WORK TO BE COMPLETED:
Work out the number of lines with the word "this" in the material below, then reply with that number only.

PROVIDED ENTRIES:
+++

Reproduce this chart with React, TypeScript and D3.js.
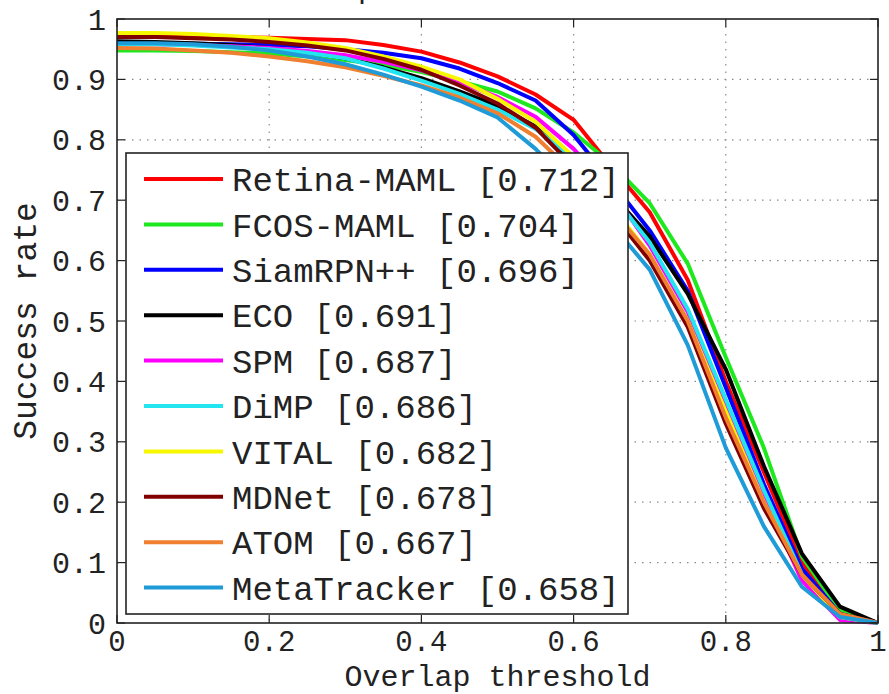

+++

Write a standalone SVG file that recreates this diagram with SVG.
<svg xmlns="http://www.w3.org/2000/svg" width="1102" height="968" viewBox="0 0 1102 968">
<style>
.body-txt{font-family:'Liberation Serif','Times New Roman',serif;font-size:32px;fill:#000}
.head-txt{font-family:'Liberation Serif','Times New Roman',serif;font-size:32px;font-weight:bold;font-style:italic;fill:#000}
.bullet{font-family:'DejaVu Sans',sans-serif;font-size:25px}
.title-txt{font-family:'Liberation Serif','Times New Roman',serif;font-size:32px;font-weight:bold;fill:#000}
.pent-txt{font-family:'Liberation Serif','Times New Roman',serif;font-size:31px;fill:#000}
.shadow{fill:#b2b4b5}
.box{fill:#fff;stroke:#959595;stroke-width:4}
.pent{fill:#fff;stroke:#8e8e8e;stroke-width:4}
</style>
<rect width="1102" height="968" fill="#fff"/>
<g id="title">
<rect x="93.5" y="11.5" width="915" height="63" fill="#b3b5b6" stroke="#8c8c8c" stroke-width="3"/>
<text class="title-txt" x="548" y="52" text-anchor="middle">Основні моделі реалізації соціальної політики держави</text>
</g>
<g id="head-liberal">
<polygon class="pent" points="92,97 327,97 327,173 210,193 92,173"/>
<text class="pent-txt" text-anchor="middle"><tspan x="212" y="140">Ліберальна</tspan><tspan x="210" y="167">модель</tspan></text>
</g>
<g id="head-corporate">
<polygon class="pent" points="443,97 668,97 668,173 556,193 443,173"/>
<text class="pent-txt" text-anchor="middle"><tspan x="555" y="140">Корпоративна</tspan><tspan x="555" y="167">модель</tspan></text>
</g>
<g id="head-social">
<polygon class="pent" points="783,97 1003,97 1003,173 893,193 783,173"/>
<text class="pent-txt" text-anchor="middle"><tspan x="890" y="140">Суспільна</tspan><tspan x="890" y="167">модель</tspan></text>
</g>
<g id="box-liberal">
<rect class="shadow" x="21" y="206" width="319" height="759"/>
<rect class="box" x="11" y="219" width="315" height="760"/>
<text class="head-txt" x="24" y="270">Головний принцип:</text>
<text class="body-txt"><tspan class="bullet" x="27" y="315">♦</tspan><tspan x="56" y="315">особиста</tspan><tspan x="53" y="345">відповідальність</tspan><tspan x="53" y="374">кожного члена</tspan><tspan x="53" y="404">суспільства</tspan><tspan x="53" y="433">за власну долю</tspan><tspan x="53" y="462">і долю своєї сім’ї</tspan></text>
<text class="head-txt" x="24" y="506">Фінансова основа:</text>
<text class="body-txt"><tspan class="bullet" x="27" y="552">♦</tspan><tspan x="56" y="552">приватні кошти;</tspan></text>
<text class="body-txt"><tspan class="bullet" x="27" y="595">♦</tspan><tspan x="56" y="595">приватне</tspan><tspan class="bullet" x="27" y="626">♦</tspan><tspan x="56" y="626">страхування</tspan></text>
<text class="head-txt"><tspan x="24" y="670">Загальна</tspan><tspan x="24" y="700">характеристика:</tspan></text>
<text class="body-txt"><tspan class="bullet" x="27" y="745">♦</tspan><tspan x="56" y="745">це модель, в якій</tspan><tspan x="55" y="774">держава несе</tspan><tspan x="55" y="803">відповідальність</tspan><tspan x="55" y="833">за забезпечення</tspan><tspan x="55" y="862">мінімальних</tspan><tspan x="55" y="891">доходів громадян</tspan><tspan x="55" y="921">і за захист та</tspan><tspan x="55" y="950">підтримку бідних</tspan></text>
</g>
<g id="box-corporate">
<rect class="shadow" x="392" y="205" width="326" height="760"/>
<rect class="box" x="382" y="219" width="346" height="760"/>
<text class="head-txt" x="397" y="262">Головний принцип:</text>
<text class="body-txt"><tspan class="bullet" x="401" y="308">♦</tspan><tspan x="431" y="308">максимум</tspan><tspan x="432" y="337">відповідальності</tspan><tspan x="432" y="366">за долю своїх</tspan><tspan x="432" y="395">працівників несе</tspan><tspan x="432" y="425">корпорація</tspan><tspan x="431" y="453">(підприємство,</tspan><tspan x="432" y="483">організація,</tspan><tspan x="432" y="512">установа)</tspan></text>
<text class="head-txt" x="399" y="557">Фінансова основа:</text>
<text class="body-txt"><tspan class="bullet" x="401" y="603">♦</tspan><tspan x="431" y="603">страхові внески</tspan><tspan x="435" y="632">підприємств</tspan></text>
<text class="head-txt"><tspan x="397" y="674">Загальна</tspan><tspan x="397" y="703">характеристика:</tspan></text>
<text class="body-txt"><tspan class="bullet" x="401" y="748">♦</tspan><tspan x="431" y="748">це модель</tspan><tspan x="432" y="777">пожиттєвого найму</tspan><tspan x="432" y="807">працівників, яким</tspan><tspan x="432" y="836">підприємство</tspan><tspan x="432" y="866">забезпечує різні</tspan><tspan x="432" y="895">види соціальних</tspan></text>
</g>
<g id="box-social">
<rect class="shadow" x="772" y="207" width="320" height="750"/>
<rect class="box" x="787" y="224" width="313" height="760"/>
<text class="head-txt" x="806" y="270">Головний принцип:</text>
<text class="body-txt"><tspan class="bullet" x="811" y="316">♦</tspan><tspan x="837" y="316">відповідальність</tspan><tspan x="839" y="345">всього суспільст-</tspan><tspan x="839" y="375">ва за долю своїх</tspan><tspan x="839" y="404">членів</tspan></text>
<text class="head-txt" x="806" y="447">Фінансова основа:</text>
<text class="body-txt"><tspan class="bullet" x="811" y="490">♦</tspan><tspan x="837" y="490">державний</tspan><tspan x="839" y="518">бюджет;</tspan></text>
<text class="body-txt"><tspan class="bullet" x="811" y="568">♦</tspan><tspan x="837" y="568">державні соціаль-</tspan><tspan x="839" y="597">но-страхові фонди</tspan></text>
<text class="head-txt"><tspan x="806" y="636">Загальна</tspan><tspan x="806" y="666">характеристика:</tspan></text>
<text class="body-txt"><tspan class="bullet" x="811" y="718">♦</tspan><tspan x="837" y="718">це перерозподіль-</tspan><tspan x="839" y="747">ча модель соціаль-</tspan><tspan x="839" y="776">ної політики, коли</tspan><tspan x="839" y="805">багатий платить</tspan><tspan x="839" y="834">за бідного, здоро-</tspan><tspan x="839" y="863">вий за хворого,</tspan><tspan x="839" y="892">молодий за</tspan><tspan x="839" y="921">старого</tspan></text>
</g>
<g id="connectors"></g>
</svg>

+++

REPLY:
2